Library Committee hosts second open forum

To continue the open discourse surrounding the Miller Library renovations, the Library Committee hosted a forum on Tues., Nov. 18. According to a campus-wide email announcement from Professor of History John Turner, the purpose of this event was “to present what [the Committee had] found out so far and to invite discussion.”
This conversation was the second open forum on the Library, following an event earlier this semester in which the Committee addressed opinions on what Phase III of the renovations should entail. Both events led to tense discussion, as passionate faculty, students, staff and administrators questioned the process of the first two renovation phases and requested a re-evaluation of the library’s progress.
In this forum, the Committee wanted to bring more facts and statistics into the discussion, so it presented a multitude of data evaluating the College’s place among other highly-ranked liberal arts colleges. The committee examined nine other schools: Williams, Amherst, Swarthmore, Wellesley, Bowdoin, Middlebury, Carleton, Haverford, and Davidson to see how Colby’s library system compares to other institutions in terms of budget, staffing, circulation, storage and other categories.
Turner began by reminding the group that “[his] voice carries no more weight than students’ [voices]” and reiterating that the purpose of the conversation was to “talk about what the numbers mean, find ways for Colby to go forward […] and discuss what [the College] hopes to accomplish in the end.”
One of the largest points of discussion was the circulation. According to the figures presented by the Committee, in the past 11 years, Colby’s circulation of books has gone from 39,857 to 24,305: nearly a 39 percent decrease. “It’s a downward trajectory…it has nothing to do with where the books are, and that’s something we need to talk about,” Turner said. Directory of Colby Libraries Clem Guthro said that “the circulation policy has not changed,” but he and Turner also clarified that not every book is tracked unless it’s been checked out. “It’s really hard to track that,” Turner said. “We don’t know what people are doing in the stacks, and it’d be creepy to follow them around.”

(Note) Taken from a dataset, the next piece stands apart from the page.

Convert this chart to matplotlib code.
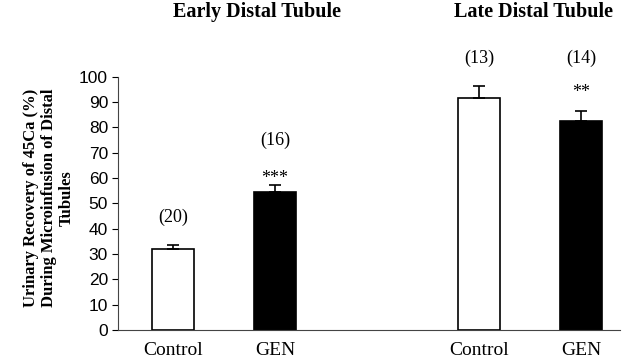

In comparison to similar colleges, Colby falls far below the average book circulation in the 2013-14 data. The other nine schools had an average of about 54,000 books circulated, compared to Colby’s 24,305. Colby also falls on the lower side for E-Journal Use (Colby’s figure is 116,887 compared to the average of 225,400) and Database Use (289,122 compared to 748,500.)
Many attendees refuted the emphasis on this data, claiming that it is hard to determine how many databases and books have actually been used, and therefore the statistical analysis methods could be flawed. Lucy Hadley ’16 mentioned that there is a large discrepancy between print and online circulation: “When you’ve checked out a book, you’ve already made a decision, but when you download journals, you do it more mindlessly: less thought goes into if you’ll actually use that journal,” she said. Associate Professor of English Elizabeth Sagaser echoed this statement, asking, “So isn’t downloading more like browsing than it is like taking a book out?”

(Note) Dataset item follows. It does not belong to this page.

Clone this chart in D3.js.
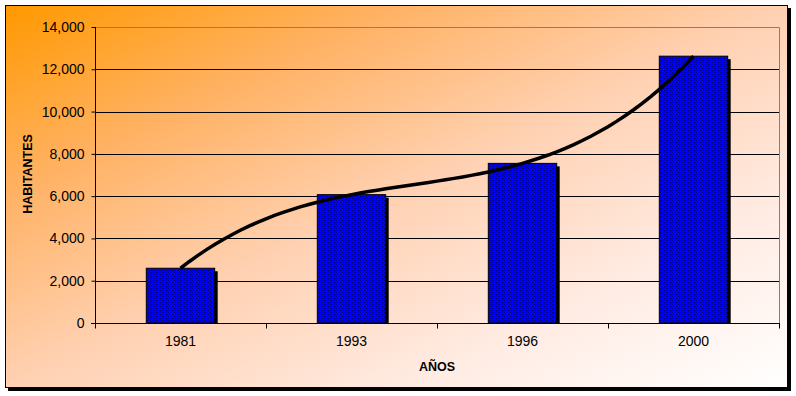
<!DOCTYPE html>
<html>
<head>
<meta charset="utf-8">
<script src="https://cdn.jsdelivr.net/npm/d3@7"></script>
<style>
  body { margin: 0; background: #ffffff; }
  svg text { font-family: "Liberation Sans", Arial, sans-serif; fill: #000; }
</style>
</head>
<body>
<div class="chartDiv"></div>
<script>
(function(){
  // data
  var years      = ["1981", "1993", "1996", "2000"];
  var habitantes = [2590, 6070, 7550, 12620];
  var yTicks     = [0, 2000, 4000, 6000, 8000, 10000, 12000, 14000];

  var width  = 796,
      height = 396,
      plot   = {left: 95, right: 779, top: 27, bottom: 323};

  var svg = d3.select(".chartDiv").append("svg")
      .attr("width", width)
      .attr("height", height);

  var defs = svg.append("defs");

  var grad = defs.append("linearGradient").attr("id", "bg")
      .attr("x1", 0).attr("y1", 0).attr("x2", 1).attr("y2", 1);
  [[0, "#ff9900"], [0.25, "#ffb264"], [0.5, "#ffd1b2"], [0.75, "#ffebe2"], [1, "#ffffff"]]
    .forEach(function(s){
      grad.append("stop").attr("offset", s[0]).attr("stop-color", s[1]);
    });

  // dotted bar fill
  var pat = defs.append("pattern").attr("id", "dots")
      .attr("patternUnits", "userSpaceOnUse")
      .attr("width", 6).attr("height", 4);
  pat.append("rect").attr("width", 6).attr("height", 4).attr("fill", "#0000ff");
  [[0, 0], [3, 0], [1, 2], [4, 2]].forEach(function(p){
    pat.append("rect").attr("x", p[0]).attr("y", p[1])
      .attr("width", 1).attr("height", 1).attr("fill", "#000066");
  });

  // chart frame with shadow
  svg.append("rect").attr("x", 8).attr("y", 8).attr("width", 783).attr("height", 383)
      .attr("fill", "#000");
  svg.append("rect").attr("x", 5.5).attr("y", 5.5).attr("width", 782).attr("height", 382)
      .attr("fill", "url(#bg)").attr("stroke", "#000").attr("stroke-width", 1);

  var x = d3.scaleBand().domain(years).range([plot.left, plot.right]);
  var y = d3.scaleLinear().domain([0, 14000]).range([plot.bottom, plot.top]);

  // gridlines
  svg.append("g").selectAll("line").data(yTicks.slice(1, -1)).enter().append("line")
      .attr("x1", plot.left).attr("x2", plot.right)
      .attr("y1", function(d){ return Math.round(y(d)) + 0.5; })
      .attr("y2", function(d){ return Math.round(y(d)) + 0.5; })
      .attr("stroke", "#000");

  // plot area border top / right
  svg.append("path")
      .attr("d", "M" + plot.left + "," + (plot.top + 0.5) + "H" + (plot.right + 0.5) + "V" + plot.bottom)
      .attr("fill", "none").attr("stroke", "#808080");

  // bars
  var barW = x.bandwidth() * 0.4;
  var bars = svg.append("g").selectAll("g").data(years).enter().append("g");
  bars.append("rect")
      .attr("x", function(d){ return x(d) + (x.bandwidth() - barW) / 2 + 3; })
      .attr("y", function(d, i){ return y(habitantes[i]) + 3; })
      .attr("width", barW)
      .attr("height", function(d, i){ return y(0) - y(habitantes[i]) - 3; })
      .attr("fill", "#000");
  bars.append("rect")
      .attr("x", function(d){ return x(d) + (x.bandwidth() - barW) / 2; })
      .attr("y", function(d, i){ return y(habitantes[i]); })
      .attr("width", barW)
      .attr("height", function(d, i){ return y(0) - y(habitantes[i]); })
      .attr("fill", "url(#dots)").attr("stroke", "#000").attr("stroke-width", 1);

  // polynomial (order 3) trendline through the series
  var n = habitantes.length;
  function poly(t){
    var s = 0;
    for(var i = 0; i < n; i++){
      var l = 1;
      for(var j = 0; j < n; j++){ if(j !== i){ l *= (t - j) / (i - j); } }
      s += l * habitantes[i];
    }
    return s;
  }
  var xi = d3.scaleLinear().domain([0, n - 1])
      .range([x(years[0]) + x.bandwidth() / 2, x(years[n - 1]) + x.bandwidth() / 2]);
  var ts = d3.range(0, n - 1 + 0.001, 0.05);
  svg.append("path").datum(ts)
      .attr("d", d3.line().x(function(t){ return xi(t); }).y(function(t){ return y(poly(t)); }))
      .attr("fill", "none").attr("stroke", "#000").attr("stroke-width", 3.5);

  // y axis
  var yAxis = svg.append("g").attr("transform", "translate(" + (plot.left + 0.5) + ",0)")
      .call(d3.axisLeft(y).tickValues(yTicks).tickSize(4).tickPadding(7)
        .tickFormat(d3.format(",")));
  yAxis.select(".domain").attr("stroke", "#000").attr("d", "M0," + plot.top + "V" + (plot.bottom + 1));
  yAxis.selectAll("text").style("font-size", "14px");

  // x axis
  var xAxis = svg.append("g").attr("transform", "translate(0," + (plot.bottom + 0.5) + ")")
      .call(d3.axisBottom(x).tickSize(0).tickPadding(13));
  xAxis.select(".domain").remove();
  xAxis.append("line").attr("x1", plot.left - 4).attr("x2", plot.right + 1).attr("stroke", "#000");
  xAxis.selectAll(".sep").data(d3.range(n + 1)).enter().append("line")
      .attr("x1", function(i){ return Math.round(plot.left + i * x.step()) + 0.5; })
      .attr("x2", function(i){ return Math.round(plot.left + i * x.step()) + 0.5; })
      .attr("y1", 0).attr("y2", 5).attr("stroke", "#000");
  xAxis.selectAll("text").style("font-size", "14px");

  // axis titles
  svg.append("text").attr("x", (plot.left + plot.right) / 2).attr("y", 371)
      .attr("text-anchor", "middle").style("font-size", "12.5px").style("font-weight", "bold")
      .text("AÑOS");
  svg.append("text").attr("transform", "translate(32,174) rotate(-90)")
      .attr("text-anchor", "middle").style("font-size", "12.5px").style("font-weight", "bold")
      .text("HABITANTES");
})();
</script>
</body>
</html>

The analysis of library hours, seating, and gate count was also a pivotal point in the forum. Turner stated the predicament that the Committee has faced: “We have a very limited space and that involves a choice [between] stack space and study space,” he said. In comparing these two options, the Committee once again used statistical data. Colby has 308,178 books in campus libraries (including Bixler and Olin Libraries), which is significantly less than the average of 580,000 books in the other libraries from the data packet. Colby also has more than three times as many off-campus books than any of the nine other schools in comparison, with nearly 210,000 in storage (see graph.)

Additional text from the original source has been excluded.